Tentò di uccidere compagna e suocero, confermati i dieci anni
Stefania lo denunciava, poi ritirava puntualmente ogni accusa. Fino a quando si è arresa davanti all’ennesimo atto di violenza dell’uomo che amava. E che invece l’ha sempre picchiata.
«Perchè non voleva che la sua donna si allontanasse da casa. La concepiva come un oggetto in proprietà» è scritto nella sentenza di condanna a dieci anni e quattro mesi contro Lorenzo Sulas. Atto impugnato con un ricorso in Cassazione che è stato rigettato perchè ritenuto inammissibile. E così la pena diventa definitiva per l’uomo, 44 anni compiuti ad inizio anno, che il 19 gennaio del 2016 in un appartamento di via Zigliani in città, quartiere Perlasca, tenta di uccidere con un coltello la sua convivente Stefania Lombardi e ferisce gravemente il padre di lei, che perde un occhio.
Stefania ha ottenuto giustizia anche se non saprà mai come è finito il processo. Ancora prima dell’appello ha infatti perso la battaglia con una malattia grave. «Voleva ucciderla». Gli ultimi anni di vita li aveva trascorsi al fianco di un uomo che la opprimeva. «Un’oppressione - si legge in sentenza - esercitata dall’imputato che per la sua gelosia le impediva di avere normali relazioni, le controllava il telefono, le chiedeva centinaia di volte al giorno se lo avesse tradito».

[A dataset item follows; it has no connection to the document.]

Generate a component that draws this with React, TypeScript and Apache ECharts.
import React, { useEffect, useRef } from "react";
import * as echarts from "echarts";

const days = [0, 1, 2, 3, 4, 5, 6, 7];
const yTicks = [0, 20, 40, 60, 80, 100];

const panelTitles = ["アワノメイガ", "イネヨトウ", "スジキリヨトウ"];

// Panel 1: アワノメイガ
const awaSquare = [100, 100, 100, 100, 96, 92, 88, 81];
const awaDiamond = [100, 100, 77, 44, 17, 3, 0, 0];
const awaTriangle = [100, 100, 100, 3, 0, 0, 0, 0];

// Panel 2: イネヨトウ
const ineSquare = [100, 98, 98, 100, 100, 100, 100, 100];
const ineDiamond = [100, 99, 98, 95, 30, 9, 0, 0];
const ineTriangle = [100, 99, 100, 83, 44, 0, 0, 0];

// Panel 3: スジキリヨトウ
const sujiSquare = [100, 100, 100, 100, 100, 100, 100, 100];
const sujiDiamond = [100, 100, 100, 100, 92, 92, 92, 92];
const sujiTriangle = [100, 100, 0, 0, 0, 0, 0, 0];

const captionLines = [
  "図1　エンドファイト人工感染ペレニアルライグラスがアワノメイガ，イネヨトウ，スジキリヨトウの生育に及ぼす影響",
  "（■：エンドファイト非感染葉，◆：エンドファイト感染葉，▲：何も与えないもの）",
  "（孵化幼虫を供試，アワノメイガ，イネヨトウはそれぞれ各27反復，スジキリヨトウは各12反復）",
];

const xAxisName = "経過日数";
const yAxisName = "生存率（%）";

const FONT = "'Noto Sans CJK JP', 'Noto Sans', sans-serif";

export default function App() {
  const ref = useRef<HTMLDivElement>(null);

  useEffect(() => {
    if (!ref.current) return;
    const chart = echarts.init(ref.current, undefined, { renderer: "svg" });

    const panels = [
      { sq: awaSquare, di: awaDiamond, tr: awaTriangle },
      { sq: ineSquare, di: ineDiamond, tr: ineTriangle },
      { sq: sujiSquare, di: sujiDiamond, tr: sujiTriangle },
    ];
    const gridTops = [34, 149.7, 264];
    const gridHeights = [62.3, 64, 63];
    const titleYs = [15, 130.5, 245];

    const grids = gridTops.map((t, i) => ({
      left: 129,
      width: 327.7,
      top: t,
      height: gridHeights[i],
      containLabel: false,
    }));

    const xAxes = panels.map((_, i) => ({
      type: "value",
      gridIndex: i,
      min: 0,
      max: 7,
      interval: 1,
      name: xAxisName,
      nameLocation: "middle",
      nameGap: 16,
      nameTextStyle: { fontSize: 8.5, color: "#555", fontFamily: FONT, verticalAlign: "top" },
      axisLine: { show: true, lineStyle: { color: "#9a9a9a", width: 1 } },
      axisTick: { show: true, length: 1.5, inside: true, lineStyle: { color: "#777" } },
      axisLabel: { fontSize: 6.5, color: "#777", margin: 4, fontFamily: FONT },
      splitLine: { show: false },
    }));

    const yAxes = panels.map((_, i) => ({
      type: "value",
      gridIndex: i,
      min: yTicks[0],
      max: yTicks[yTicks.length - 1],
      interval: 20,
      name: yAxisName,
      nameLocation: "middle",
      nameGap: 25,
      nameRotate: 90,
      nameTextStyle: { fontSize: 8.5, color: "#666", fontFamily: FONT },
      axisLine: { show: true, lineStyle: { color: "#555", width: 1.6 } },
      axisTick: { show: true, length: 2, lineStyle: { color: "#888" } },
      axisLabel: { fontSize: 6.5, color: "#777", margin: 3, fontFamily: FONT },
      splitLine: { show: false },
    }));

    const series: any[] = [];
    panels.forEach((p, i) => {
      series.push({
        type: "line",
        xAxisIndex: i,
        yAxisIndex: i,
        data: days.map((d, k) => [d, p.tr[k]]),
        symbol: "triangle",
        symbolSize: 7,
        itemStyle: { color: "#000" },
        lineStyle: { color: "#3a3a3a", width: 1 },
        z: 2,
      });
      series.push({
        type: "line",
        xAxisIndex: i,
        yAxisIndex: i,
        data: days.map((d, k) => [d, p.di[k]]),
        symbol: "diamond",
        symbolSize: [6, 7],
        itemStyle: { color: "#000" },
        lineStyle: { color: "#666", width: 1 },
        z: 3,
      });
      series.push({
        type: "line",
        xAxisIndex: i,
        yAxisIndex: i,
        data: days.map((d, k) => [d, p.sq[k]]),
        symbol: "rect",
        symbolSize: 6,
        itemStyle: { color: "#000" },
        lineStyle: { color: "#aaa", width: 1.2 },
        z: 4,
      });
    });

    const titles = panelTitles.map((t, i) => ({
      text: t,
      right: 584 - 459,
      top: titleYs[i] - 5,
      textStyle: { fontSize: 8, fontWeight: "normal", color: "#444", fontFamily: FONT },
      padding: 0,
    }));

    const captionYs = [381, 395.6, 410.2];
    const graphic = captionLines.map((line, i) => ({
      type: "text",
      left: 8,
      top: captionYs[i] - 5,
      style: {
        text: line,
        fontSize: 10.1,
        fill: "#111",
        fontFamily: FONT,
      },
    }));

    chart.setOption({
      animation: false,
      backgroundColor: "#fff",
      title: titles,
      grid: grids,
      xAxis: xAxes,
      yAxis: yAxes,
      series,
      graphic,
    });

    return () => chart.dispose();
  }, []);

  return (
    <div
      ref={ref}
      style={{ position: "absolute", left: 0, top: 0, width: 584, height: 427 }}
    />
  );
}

Un inferno, non certo amore. Se al quadro si aggiungono anche le botte che troppe volte la donna ha subito. Un anno prima del tentato omicidio lei lo denuncia dopo aver riportato un trauma cranico guaribile in quindici giorni. L’accusa dura poco. «Mi ha detto che non mi picchierà più, ritiro la denuncia» dice una settimana più tardi.

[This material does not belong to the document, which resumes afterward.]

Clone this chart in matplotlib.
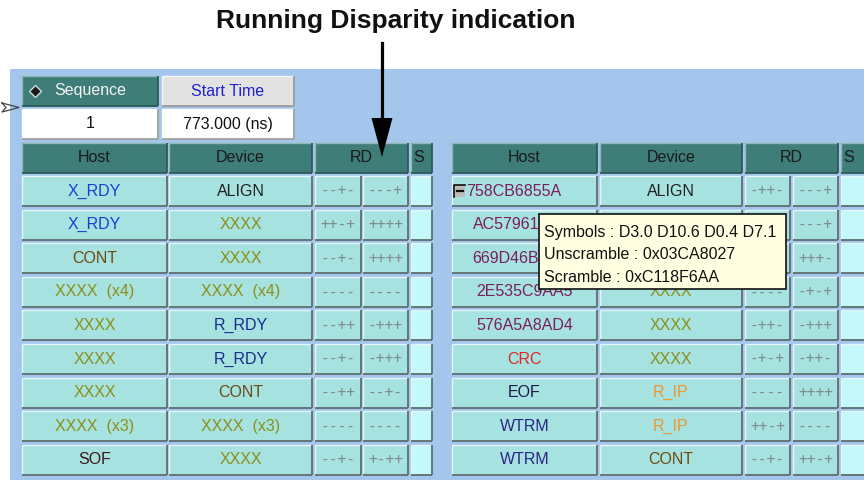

Il due aprile dello stesso anno torna però in ospedale con due denti rotti e un grosso ematoma sul viso. Questa volta Sulas finisce in carcere. Poi esce, ma non cambia atteggiamento. Fino alla serata di tre anni fa quando impugna prima un coltello e poi le forbici e colpisce all’addome Stefania. Il padre di lei nel tentativo di difendere la figlia rimedia un colpo in faccia che compromette per sempre un occhio.

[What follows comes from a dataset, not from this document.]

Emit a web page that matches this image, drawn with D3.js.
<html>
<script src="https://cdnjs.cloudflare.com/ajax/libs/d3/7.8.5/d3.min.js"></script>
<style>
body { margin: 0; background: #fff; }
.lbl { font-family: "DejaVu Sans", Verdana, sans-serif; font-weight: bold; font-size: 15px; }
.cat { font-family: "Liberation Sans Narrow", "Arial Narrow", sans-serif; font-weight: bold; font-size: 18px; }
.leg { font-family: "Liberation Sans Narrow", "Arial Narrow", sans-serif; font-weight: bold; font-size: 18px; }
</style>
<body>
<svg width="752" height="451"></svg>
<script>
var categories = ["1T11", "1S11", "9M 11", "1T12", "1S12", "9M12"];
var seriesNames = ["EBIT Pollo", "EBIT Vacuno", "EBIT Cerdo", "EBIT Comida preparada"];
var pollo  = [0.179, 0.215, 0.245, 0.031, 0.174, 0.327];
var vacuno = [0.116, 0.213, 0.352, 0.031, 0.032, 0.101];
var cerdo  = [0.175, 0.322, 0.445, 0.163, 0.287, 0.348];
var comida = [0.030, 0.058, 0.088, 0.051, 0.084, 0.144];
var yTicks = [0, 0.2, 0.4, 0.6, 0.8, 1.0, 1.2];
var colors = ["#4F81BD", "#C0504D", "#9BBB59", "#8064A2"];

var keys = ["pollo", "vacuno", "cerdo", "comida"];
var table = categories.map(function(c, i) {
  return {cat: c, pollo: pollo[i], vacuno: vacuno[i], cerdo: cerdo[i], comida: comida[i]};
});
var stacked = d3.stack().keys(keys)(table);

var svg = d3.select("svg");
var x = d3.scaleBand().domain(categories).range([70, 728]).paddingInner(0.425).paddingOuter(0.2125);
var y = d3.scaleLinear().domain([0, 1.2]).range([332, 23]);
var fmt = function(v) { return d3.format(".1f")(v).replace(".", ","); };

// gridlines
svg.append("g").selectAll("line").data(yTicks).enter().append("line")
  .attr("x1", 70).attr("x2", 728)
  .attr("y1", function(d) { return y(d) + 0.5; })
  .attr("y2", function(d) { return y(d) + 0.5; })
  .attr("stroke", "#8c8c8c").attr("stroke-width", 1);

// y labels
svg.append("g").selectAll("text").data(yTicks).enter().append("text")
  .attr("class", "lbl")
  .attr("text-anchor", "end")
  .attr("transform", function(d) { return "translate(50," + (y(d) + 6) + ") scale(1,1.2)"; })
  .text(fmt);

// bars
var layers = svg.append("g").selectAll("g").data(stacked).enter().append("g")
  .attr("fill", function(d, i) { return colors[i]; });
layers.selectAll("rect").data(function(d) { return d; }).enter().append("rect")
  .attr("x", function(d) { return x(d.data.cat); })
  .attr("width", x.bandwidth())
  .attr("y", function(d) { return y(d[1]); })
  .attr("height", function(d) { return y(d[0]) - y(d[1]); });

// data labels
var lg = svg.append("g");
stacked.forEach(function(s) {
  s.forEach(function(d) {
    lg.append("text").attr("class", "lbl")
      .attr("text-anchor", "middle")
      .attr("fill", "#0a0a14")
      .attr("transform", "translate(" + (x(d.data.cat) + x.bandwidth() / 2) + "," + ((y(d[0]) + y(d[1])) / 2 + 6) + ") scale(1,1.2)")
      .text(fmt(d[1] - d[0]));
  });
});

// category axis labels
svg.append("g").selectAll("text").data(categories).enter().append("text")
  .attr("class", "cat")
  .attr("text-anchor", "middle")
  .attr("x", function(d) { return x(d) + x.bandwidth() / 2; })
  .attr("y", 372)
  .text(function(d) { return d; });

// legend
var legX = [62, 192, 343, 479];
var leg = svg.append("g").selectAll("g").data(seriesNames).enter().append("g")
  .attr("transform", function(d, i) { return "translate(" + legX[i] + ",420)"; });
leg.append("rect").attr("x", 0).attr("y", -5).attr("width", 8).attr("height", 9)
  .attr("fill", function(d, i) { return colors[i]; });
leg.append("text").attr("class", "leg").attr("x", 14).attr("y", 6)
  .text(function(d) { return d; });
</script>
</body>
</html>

«Sulas era una furia e ha deciso deliberatamente di colpire la convivente in una zona vitale. È indubbio che se non fosse intervenuto il padre l’imputato si sarebbe ulteriormente accanito sulla convivente» è la ricostruzione dei giudici. «Quando esco vi ammazzo tutti» grida la sera del 19 gennaio 2016 mentre gli agenti di Polizia lo ammanettano e lo portano in cella dove ora sconta la condanna diventata definitiva.